● THE EXERCISE: Print the lines of the data, starting with the first, up to and including the line where "plt.rcParams['mathtext.default'] = 'bf'" appears.
<<<<
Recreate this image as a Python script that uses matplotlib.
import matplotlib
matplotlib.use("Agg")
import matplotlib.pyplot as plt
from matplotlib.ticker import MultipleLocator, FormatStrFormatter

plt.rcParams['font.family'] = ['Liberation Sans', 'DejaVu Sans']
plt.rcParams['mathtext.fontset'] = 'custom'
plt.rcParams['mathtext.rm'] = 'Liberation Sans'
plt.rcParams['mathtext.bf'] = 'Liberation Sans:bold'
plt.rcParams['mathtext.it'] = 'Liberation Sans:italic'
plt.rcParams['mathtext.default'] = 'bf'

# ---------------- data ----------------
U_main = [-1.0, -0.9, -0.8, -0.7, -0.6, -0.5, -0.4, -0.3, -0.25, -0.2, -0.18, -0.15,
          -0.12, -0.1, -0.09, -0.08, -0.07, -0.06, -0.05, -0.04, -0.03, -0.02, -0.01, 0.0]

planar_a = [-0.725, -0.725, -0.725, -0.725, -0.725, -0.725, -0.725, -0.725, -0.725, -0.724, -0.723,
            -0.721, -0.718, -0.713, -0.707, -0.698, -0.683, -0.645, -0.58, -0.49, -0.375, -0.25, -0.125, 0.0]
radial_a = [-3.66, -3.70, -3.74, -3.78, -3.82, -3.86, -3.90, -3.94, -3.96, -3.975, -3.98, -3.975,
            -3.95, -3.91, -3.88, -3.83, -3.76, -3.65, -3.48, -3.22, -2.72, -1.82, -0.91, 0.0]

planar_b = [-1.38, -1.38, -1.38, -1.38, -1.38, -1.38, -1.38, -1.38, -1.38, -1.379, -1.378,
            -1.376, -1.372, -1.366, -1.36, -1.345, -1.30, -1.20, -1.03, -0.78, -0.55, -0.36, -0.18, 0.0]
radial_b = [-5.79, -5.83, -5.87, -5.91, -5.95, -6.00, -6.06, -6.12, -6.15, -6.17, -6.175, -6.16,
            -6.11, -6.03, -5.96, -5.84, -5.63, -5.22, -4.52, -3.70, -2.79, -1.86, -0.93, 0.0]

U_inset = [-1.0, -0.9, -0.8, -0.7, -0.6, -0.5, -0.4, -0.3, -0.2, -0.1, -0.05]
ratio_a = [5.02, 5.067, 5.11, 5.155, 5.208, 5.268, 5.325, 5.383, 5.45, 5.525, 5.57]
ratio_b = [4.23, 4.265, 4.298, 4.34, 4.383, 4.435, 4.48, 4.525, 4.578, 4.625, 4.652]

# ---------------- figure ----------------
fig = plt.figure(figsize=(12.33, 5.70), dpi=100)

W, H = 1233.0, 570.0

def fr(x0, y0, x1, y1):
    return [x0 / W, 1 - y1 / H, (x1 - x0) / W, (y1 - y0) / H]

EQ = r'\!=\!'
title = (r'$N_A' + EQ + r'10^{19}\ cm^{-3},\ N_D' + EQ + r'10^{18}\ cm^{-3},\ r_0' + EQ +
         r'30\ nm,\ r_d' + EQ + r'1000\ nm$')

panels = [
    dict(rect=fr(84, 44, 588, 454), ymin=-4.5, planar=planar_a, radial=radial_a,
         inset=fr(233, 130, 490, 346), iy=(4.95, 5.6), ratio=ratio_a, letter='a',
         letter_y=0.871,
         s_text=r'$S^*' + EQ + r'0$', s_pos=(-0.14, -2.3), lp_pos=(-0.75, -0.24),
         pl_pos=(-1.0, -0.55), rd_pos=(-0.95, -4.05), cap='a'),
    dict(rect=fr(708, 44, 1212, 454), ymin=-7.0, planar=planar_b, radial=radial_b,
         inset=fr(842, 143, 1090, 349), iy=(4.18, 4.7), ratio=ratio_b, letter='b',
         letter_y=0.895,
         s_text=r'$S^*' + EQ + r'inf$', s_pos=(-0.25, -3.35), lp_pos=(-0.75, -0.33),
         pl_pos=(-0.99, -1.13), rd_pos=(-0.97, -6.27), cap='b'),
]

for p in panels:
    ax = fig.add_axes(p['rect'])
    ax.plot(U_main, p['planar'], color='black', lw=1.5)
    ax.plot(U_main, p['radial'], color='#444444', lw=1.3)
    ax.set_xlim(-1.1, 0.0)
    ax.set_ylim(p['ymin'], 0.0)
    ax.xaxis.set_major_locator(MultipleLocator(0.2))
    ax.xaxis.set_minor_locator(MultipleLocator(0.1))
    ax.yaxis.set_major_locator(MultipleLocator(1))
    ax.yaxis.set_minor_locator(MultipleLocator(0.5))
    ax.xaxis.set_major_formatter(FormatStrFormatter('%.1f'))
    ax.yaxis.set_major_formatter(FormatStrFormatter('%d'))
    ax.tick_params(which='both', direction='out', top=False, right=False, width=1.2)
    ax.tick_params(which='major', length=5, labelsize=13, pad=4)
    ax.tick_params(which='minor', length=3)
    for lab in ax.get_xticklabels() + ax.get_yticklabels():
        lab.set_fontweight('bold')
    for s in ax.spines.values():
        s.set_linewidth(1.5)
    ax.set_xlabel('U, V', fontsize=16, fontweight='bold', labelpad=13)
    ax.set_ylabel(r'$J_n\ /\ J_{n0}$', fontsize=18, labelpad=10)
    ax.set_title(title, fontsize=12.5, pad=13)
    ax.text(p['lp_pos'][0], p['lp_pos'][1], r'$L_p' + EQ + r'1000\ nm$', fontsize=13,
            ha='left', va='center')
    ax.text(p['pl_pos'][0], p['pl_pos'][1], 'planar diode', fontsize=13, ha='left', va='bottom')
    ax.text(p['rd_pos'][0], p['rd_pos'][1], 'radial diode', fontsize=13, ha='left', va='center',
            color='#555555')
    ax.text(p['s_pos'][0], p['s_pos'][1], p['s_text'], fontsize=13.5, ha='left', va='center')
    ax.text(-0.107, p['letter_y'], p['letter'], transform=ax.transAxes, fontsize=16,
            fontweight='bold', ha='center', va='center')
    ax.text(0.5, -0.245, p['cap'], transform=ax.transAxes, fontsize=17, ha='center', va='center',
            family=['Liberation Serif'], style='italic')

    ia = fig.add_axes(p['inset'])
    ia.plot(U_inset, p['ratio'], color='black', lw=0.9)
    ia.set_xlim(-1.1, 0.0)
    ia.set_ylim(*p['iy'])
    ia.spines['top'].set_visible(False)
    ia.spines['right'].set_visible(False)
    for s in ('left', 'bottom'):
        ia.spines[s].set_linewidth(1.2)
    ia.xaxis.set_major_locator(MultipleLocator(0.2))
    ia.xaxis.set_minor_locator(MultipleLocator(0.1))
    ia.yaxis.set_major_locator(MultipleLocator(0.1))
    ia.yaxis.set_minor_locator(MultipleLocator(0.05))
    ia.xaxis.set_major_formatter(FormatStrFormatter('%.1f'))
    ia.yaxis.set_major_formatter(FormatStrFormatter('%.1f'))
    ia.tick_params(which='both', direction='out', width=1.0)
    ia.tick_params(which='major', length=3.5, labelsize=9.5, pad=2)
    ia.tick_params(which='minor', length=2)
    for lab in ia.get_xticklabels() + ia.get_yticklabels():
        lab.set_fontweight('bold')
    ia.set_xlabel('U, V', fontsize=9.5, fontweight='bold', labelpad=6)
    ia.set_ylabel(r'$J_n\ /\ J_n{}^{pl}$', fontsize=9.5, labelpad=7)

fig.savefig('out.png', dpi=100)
>>>>
● WORKED SOLUTION:
Recreate this image as a Python script that uses matplotlib.
import matplotlib
matplotlib.use("Agg")
import matplotlib.pyplot as plt
from matplotlib.ticker import MultipleLocator, FormatStrFormatter

plt.rcParams['font.family'] = ['Liberation Sans', 'DejaVu Sans']
plt.rcParams['mathtext.fontset'] = 'custom'
plt.rcParams['mathtext.rm'] = 'Liberation Sans'
plt.rcParams['mathtext.bf'] = 'Liberation Sans:bold'
plt.rcParams['mathtext.it'] = 'Liberation Sans:italic'
plt.rcParams['mathtext.default'] = 'bf'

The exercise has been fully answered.